# Passenger mirror reverse tilt down



## PSUguy (Nov 6, 2014)

Does anyone know if our cars have this feature? I've tried following the tutorial in the virtual manual and on audiusa.com but it's not working for me. Currently driving a 2015 S3 Premium Plus with Nav and B&O


----------



## CJMS3 (Jan 13, 2015)

Good question. I tried too based on instructions in manual and it wouldn't work. But I have a Canadian car without the folding mirrors. So maybe that doesn't work either??


----------



## RedwinGV (May 11, 2014)

I know that mine has this feature, but I don't know if it was part of an option. I'm also pretty sure one sets it to off or on through the MMI/car section of the screen.
Hope you find it there... if not, call your dealer or check your manual.


----------



## crzybadger (Sep 27, 2014)

anyone have answer for this yet?


----------



## chenw87 (Nov 5, 2014)

Mine works. You just make to make sure the knob on the driver's side door is set to the right side mirror.


----------



## Bruticus (Aug 30, 2014)

chenw87 said:


> Mine works. You just make to make sure the knob on the driver's side door is set to the right side mirror.

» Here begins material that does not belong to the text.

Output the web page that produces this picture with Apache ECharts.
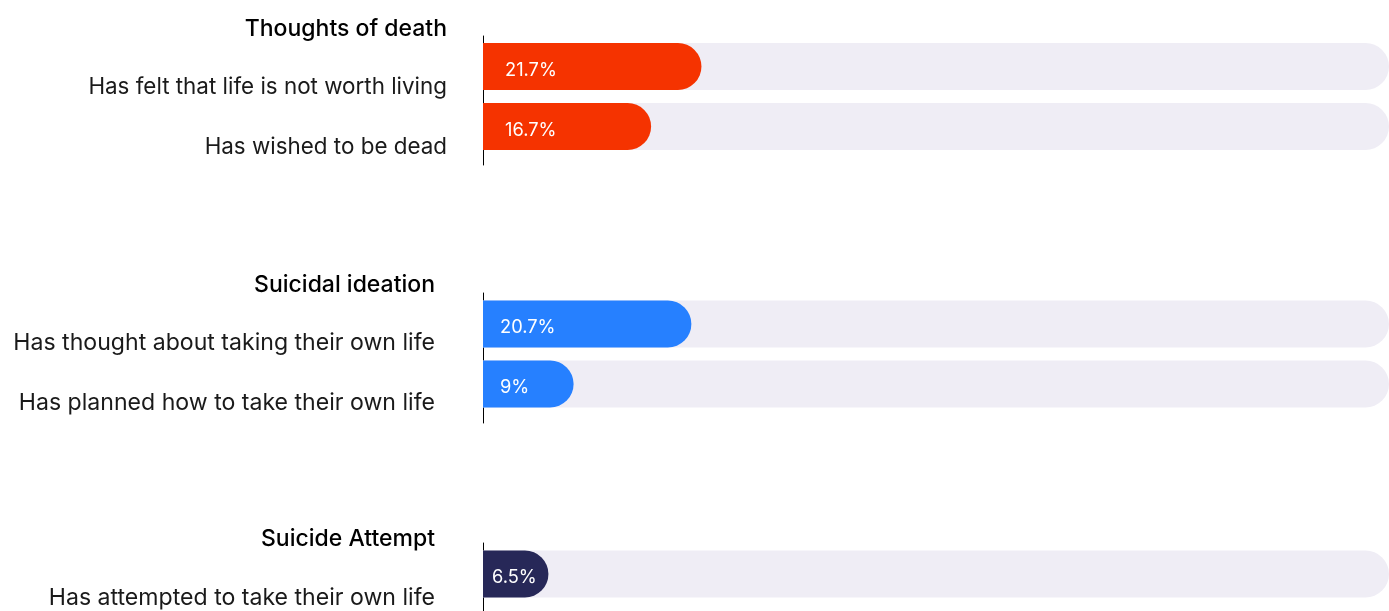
<!DOCTYPE html>
<html><head><meta charset="utf-8">
<script src="https://cdn.jsdelivr.net/npm/echarts@6/dist/echarts.min.js"></script>
<style>html,body{margin:0;padding:0;background:#fff}#c{width:1389px;height:611px}</style>
</head><body><div id="c"></div>
<script>
const groupTitles = ['Thoughts of death', 'Suicidal ideation', 'Suicide Attempt'];
const deathCategories = ['Has felt that life is not worth living', 'Has wished to be dead'];
const deathValues = [21.7, 16.7];
const ideationCategories = ['Has thought about taking their own life', 'Has planned how to take their own life'];
const ideationValues = [20.7, 9];
const attemptCategories = ['Has attempted to take their own life'];
const attemptValues = [6.5];
const axisMax = 90;

const FONT = 'Inter';
const groups = [
  { cats: deathCategories, vals: deathValues, color: '#F53300', top: 36.5, height: 120, lineTop: 36, lineHeight: 129, margin: 36, fs: 22.4, pad: 9, dist: 22, titleTop: 17.5, titleRight: 942 },
  { cats: ideationCategories, vals: ideationValues, color: '#2680FF', top: 294, height: 120, lineTop: 293, lineHeight: 130, margin: 48, fs: 23.1, pad: 8, dist: 17, titleTop: 273.5, titleRight: 954 },
  { cats: attemptCategories, vals: attemptValues, color: '#272858', top: 544, height: 60, lineTop: 543, lineHeight: 68, margin: 48, fs: 23.1, pad: 12.5, dist: 9, titleTop: 527.5, titleRight: 954 }
];

const grid = [], xAxis = [], yAxis = [], series = [], title = [];
groups.forEach((g, i) => {
  grid.push({ left: 483, right: 0, top: g.top, height: g.height, containLabel: false });
  xAxis.push({ type: 'value', gridIndex: i, min: 0, max: axisMax, show: false });
  yAxis.push({
    type: 'category', gridIndex: i, data: g.cats, inverse: true,
    axisLine: { show: false }, axisTick: { show: false }, splitLine: { show: false },
    axisLabel: { fontSize: g.fs, fontFamily: FONT, color: '#1a1a1a', margin: g.margin, verticalAlign: 'top', lineHeight: 23, padding: [g.pad, 0, 0, 0] }
  });
  series.push({
    type: 'bar', xAxisIndex: i, yAxisIndex: i, data: g.vals, barWidth: 47,
    itemStyle: { color: g.color, borderRadius: [0, 24, 24, 0] },
    showBackground: true,
    backgroundStyle: { color: '#EFEDF5', borderRadius: [0, 24, 24, 0] },
    label: { show: true, position: 'insideLeft', distance: g.dist, offset: [0, 4], color: '#fff', fontSize: 18.3, fontFamily: FONT, formatter: p => p.value + '%' },
    silent: true
  });
  title.push({ text: groupTitles[i], right: g.titleRight, top: g.titleTop, padding: 0,
    textStyle: { fontSize: 23, fontWeight: 500, color: '#000', fontFamily: FONT, lineHeight: 23 } });
});
// axis-line-only grids
groups.forEach((g, i) => {
  const gi = grid.length;
  grid.push({ left: 483, right: 0, top: g.lineTop, height: g.lineHeight });
  xAxis.push({ type: 'value', gridIndex: gi, min: 0, max: axisMax, show: false });
  yAxis.push({ type: 'value', gridIndex: gi, min: 0, max: 1,
    axisLine: { show: true, onZero: false, lineStyle: { color: '#000', width: 1 } },
    axisTick: { show: false }, axisLabel: { show: false }, splitLine: { show: false } });
});

const chart = echarts.init(document.getElementById('c'), null, { renderer: 'canvas' });
chart.setOption({ animation: false, title, grid, xAxis, yAxis, series });
</script>
</body></html>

+1, search this forum. It was discussed a few months ago. There's also a YouTube video describing it.


----------



## crzybadger (Sep 27, 2014)

I am guessing Canadian cars don't have this feature? Mine does not tilt down despite having the knob switched to the passenger side position.


----------



## CJMS3 (Jan 13, 2015)

Yeah, same. I even tried programming the mirror based on a step by step video from Audi and no dice.


----------



## jrwamp (Mar 25, 2011)

Yep, mine works. As was said above, switch the knob to the passenger side mirror, then when you put the car in reverse it tilts. US spec car, can't see where the OP is from on mobile.


----------



## M this 2! (Feb 8, 2012)

If you have memory seats, you would have the tilt.


----------



## m_bolc (Oct 19, 2008)

It can be enabled through VCDS. Can't search and link right now since I'm posting from my phone, but there is a VCDS tweaks thread going on.


----------



## RedwinGV (May 11, 2014)

M this 2! said:


> If you have memory seats, you would have the tilt.


Uhh, who has memory seats? Not an option.


----------



## activeX (Jan 25, 2015)

Hello from Austria,

A other Forum Member did activate this option via VCDS on my A3 8V.

Here a short Video:






And here the coding:

1. STG 52 (Türelektr. Beifahr.) auswählen
2. STG Lange Codierung -> Funktion 07
3. Byte 04
4. Bit 2 activate
5. Bit 3 activate

Regards from Austria ;-)


----------



## m_bolc (Oct 19, 2008)

Thanks for posting that. My seats are fully manual and the drop-down still works on my car. 

I can't seem to adjust how much it drops down though, if I adjust it, when I shift into first the mirror goes up to an incorrect position. The other day I toyed around in VCDS and saw that you can adjust how much it drops down though.


----------



## STLsepangS3 (Jan 10, 2015)

I tried to figure this out on my wife's 2015 A3 and couldn't do it. I spoke to Audi and they said you have to have the convenience package with the power folding mirrors for it to work. I don't have that on my wife's car. I ordered it for my S3 but don't have it yet so I can't say for sure if this is accurate.


----------



## IHIERBal (Sep 26, 2014)

US spec here. Didn't come with mine but I did enable it using vag com like the poster said a few posts back.


----------